BRIGHT, Circuit Judge

(concurring):

I concur in Judge Van Oosterhout’s excellent analysis of the requirements for exhaustion of administrative remedies as a prerequisite to suit under the Federal Tort Claims Act.

The Government on appeal urges two defenses as grounds for affirmance: 1) failure of appellant to exhaust administrative remedies, and 2) the running of the applicable statute of limitations. With respect to the latter defense, it is appropriate to observe that appellant may have indirectly given actual notice to the Post Office Department- of the amount of her claim by serving a summons and complaint, in the state court action, within two years of the accrual of the claim. See 28 U.S.C. § 2401(b).1 Appellant brought the state action, which was subsequently removed to federal court, against the driver-postal employee involved in the accident. Whether such notice suffices to satisfy the administrative claim filing requirements of 28 U.S.C. § 2675(a) and the applicable regulation thereunder2 and thus serves to bring appellant’s claim within the statute of limitations, is a question not before us on this appeal and on which I express no opinion.

. 28 U.S.C. § 2401(b) reads as follows :

(b) A tort claim against the United States shall be forever barred unless it. is presented in writing to the appropriate Federal agency within two years after such claim accrues or unless action is begun within six months after the date of mailing, by certified or registered mail, of notice of final denial of the claim by the agency to which it was presented.

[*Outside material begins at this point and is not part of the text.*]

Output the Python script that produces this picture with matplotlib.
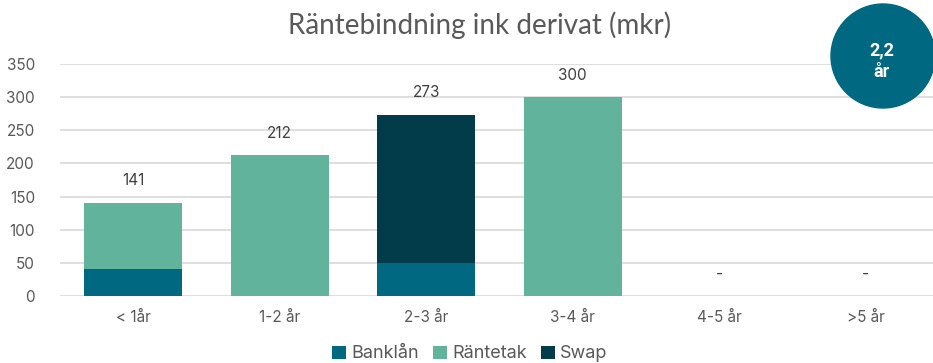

. 39 C.F.R. § 912.5 provides :

For purpose of this part, a claim shall be deemed to have been presented when the U. S. Postal Service receives from a claimant, his duly authorized agent or legal representative, an executed Standard Form 95, Claim for Damage or Injury, or other written notification of an incident, accompanied by a claim for money damages in a sum certain for injury to or loss of property, personal injury, or death alleged to liave occurred by reason of the incident. Standard Form 95 may be obtained from postmaster, postal inspectors, or other local Postal Service establishments.